> **INFORMATION SUPPLIED**
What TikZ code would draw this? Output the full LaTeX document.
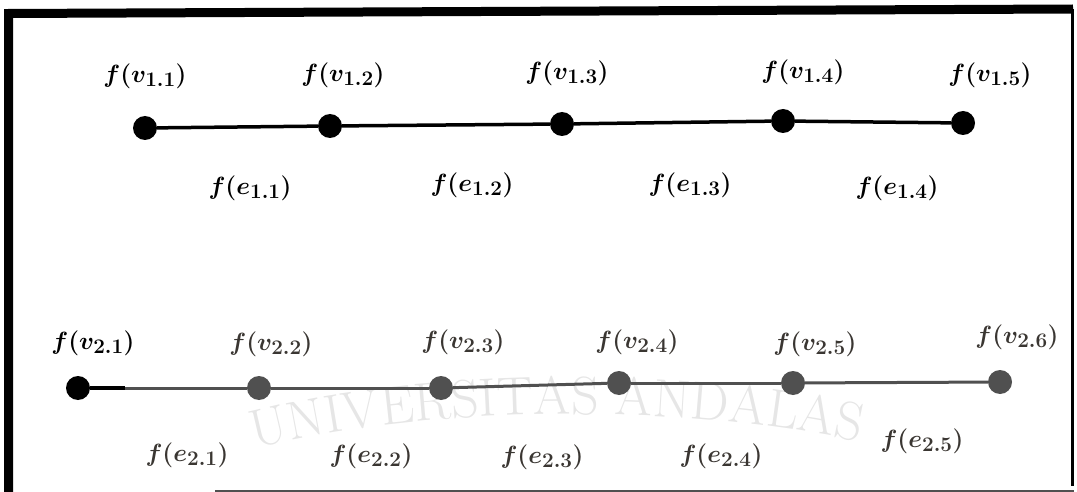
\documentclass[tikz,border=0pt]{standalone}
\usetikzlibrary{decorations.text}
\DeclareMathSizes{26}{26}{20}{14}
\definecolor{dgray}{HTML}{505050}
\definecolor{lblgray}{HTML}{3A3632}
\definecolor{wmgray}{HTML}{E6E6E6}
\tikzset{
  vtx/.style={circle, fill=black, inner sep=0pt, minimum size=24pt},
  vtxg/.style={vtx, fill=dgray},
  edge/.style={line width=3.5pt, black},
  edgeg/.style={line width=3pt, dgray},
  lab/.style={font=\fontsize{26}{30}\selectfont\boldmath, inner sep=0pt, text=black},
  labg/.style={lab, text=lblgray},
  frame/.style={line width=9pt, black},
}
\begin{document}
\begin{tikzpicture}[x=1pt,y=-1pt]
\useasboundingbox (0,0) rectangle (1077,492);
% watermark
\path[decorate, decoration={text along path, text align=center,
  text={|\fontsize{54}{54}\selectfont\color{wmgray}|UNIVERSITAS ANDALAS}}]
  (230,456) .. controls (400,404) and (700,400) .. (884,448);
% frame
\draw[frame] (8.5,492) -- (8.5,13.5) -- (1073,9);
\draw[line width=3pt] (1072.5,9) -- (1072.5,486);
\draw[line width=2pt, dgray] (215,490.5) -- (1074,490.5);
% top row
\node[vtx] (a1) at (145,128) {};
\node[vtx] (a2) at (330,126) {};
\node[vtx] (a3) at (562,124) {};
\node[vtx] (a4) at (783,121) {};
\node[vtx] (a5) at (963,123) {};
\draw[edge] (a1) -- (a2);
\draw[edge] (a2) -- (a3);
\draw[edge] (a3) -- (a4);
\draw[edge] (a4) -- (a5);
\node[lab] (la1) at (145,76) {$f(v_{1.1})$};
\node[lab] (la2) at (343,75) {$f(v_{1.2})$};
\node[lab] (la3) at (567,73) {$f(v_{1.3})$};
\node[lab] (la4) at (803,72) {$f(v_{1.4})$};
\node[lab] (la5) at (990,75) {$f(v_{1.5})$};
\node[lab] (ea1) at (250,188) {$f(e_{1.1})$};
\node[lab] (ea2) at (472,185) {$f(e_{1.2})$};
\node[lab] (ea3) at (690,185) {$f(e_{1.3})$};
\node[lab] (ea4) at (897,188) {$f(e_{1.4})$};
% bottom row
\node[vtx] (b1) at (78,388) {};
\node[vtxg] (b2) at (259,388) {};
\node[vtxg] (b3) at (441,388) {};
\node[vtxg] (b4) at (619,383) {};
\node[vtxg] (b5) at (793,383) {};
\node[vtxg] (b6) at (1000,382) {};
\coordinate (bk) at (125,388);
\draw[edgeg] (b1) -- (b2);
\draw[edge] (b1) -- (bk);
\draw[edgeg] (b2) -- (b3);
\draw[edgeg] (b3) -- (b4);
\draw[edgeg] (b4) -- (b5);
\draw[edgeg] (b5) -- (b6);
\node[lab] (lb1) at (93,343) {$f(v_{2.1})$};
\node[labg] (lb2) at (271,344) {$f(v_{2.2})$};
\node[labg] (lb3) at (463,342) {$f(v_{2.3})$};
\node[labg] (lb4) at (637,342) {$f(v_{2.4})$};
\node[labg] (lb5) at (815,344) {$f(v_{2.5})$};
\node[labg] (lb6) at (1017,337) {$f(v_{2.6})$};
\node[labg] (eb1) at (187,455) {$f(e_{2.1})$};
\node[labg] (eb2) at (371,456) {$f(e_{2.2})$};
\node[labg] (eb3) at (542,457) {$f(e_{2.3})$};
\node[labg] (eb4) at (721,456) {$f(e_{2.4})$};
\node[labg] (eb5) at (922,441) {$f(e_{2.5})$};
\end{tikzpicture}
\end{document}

> **GOAL OF THE EXERCISE**
Leave out the pictures and output the rest of the material exactly as written.

> **EXERCISE SOLUTION**
What TikZ code would draw this? Output the full LaTeX document.
\documentclass[tikz,border=0pt]{standalone}
\usetikzlibrary{decorations.text}
\DeclareMathSizes{26}{26}{20}{14}
\definecolor{dgray}{HTML}{505050}
\definecolor{lblgray}{HTML}{3A3632}
\definecolor{wmgray}{HTML}{E6E6E6}
\tikzset{
  vtx/.style={circle, fill=black, inner sep=0pt, minimum size=24pt},
  vtxg/.style={vtx, fill=dgray},
  edge/.style={line width=3.5pt, black},
  edgeg/.style={line width=3pt, dgray},
  lab/.style={font=\fontsize{26}{30}\selectfont\boldmath, inner sep=0pt, text=black},
  labg/.style={lab, text=lblgray},
  frame/.style={line width=9pt, black},
}
\begin{document}
\begin{tikzpicture}[x=1pt,y=-1pt]
\useasboundingbox (0,0) rectangle (1077,492);
% watermark
\path[decorate, decoration={text along path, text align=center,
  text={|\fontsize{54}{54}\selectfont\color{wmgray}|UNIVERSITAS ANDALAS}}]
  (230,456) .. controls (400,404) and (700,400) .. (884,448);
% frame
\draw[frame] (8.5,492) -- (8.5,13.5) -- (1073,9);
\draw[line width=3pt] (1072.5,9) -- (1072.5,486);
\draw[line width=2pt, dgray] (215,490.5) -- (1074,490.5);
% top row
\node[vtx] (a1) at (145,128) {};
\node[vtx] (a2) at (330,126) {};
\node[vtx] (a3) at (562,124) {};
\node[vtx] (a4) at (783,121) {};
\node[vtx] (a5) at (963,123) {};
\draw[edge] (a1) -- (a2);
\draw[edge] (a2) -- (a3);
\draw[edge] (a3) -- (a4);
\draw[edge] (a4) -- (a5);
\node[lab] (la1) at (145,76) {$f(v_{1.1})$};
\node[lab] (la2) at (343,75) {$f(v_{1.2})$};
\node[lab] (la3) at (567,73) {$f(v_{1.3})$};
\node[lab] (la4) at (803,72) {$f(v_{1.4})$};
\node[lab] (la5) at (990,75) {$f(v_{1.5})$};
\node[lab] (ea1) at (250,188) {$f(e_{1.1})$};
\node[lab] (ea2) at (472,185) {$f(e_{1.2})$};
\node[lab] (ea3) at (690,185) {$f(e_{1.3})$};
\node[lab] (ea4) at (897,188) {$f(e_{1.4})$};
% bottom row
\node[vtx] (b1) at (78,388) {};
\node[vtxg] (b2) at (259,388) {};
\node[vtxg] (b3) at (441,388) {};
\node[vtxg] (b4) at (619,383) {};
\node[vtxg] (b5) at (793,383) {};
\node[vtxg] (b6) at (1000,382) {};
\coordinate (bk) at (125,388);
\draw[edgeg] (b1) -- (b2);
\draw[edge] (b1) -- (bk);
\draw[edgeg] (b2) -- (b3);
\draw[edgeg] (b3) -- (b4);
\draw[edgeg] (b4) -- (b5);
\draw[edgeg] (b5) -- (b6);
\node[lab] (lb1) at (93,343) {$f(v_{2.1})$};
\node[labg] (lb2) at (271,344) {$f(v_{2.2})$};
\node[labg] (lb3) at (463,342) {$f(v_{2.3})$};
\node[labg] (lb4) at (637,342) {$f(v_{2.4})$};
\node[labg] (lb5) at (815,344) {$f(v_{2.5})$};
\node[labg] (lb6) at (1017,337) {$f(v_{2.6})$};
\node[labg] (eb1) at (187,455) {$f(e_{2.1})$};
\node[labg] (eb2) at (371,456) {$f(e_{2.2})$};
\node[labg] (eb3) at (542,457) {$f(e_{2.3})$};
\node[labg] (eb4) at (721,456) {$f(e_{2.4})$};
\node[labg] (eb5) at (922,441) {$f(e_{2.5})$};
\end{tikzpicture}
\end{document}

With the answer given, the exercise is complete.